Stephen Hargash’s talents do not end with paint. He participates in snow-sculpting and sand-sculpting competitions yearly and has received numerous accolades for this artwork that he creates with his experienced team of sculptors. In addition to snow and sand, he has created sculptures using a variety of mediums, including (but not limited to) cast bronze, cast iron, carved wood, ceramic, and found objects. From the conception to completion, sculpture is one of the many ways the artist has expressed himself through the years. When the mood strikes Stephen has been known to write music and play guitar in a style that is much like his painting, fluid, distinctive, and wildly imaginative. When asked if his work has been likened to any other artists , he says, “I have my own creative process, but if I had to say I thought I emulated anyone, I’d think of myself as Van Gogh-esque, or even a Rembrandt/Rockwell mix. My public art deals strongly with community and the narrative I’m trying to portray. My personal work is more experimental. I am always willing to try new things and change the process a little or make it different stylistically.” The one great accomplishment the artist hopes to achieve with his art through his life he says is, “to touch and inspire as many people as possible through not only my art but through my passion about what I do and things I am working on.” Hargash aims also to continue development of different concepts towards the goal of inspiring and teaching younger artists, and anyone in any walk of life. He believes strongly that all people, whether artists, doctors, builders, can be inspired to tap into and use that creative energy in their everyday lives. “I’m an advocate in every form of the creative endeavor and inspiring people to use that to better their lives, and increase their awareness of the importance that art plays in all our lives, communities and societies.”, he says.

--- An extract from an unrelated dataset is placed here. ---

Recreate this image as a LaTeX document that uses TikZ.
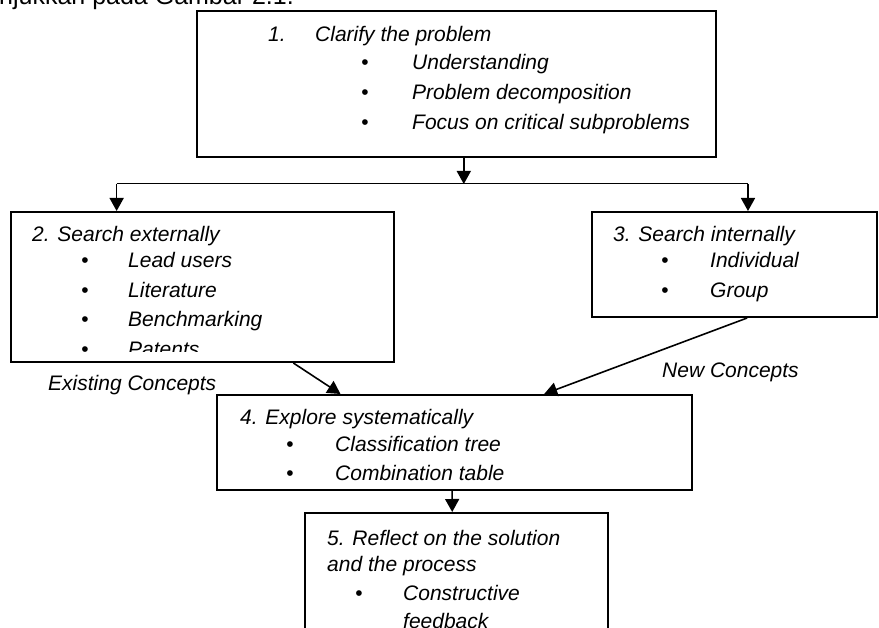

He has currently been pursuing his fine arts career as a painter showing in galleries in NY as well as continuing his prolific nature as a muralist. In the past 20 years he has gone on to paint over 100 mural images from MI to NY, and continues to grow as an artist developing his own unique technique and style. “We all have our own place or duty in this life, mine is that of an artist. I observe and document life. I give homage to people and places of the past, as well as the here and now. It is in fact the here and now that becomes our past, and is our history”.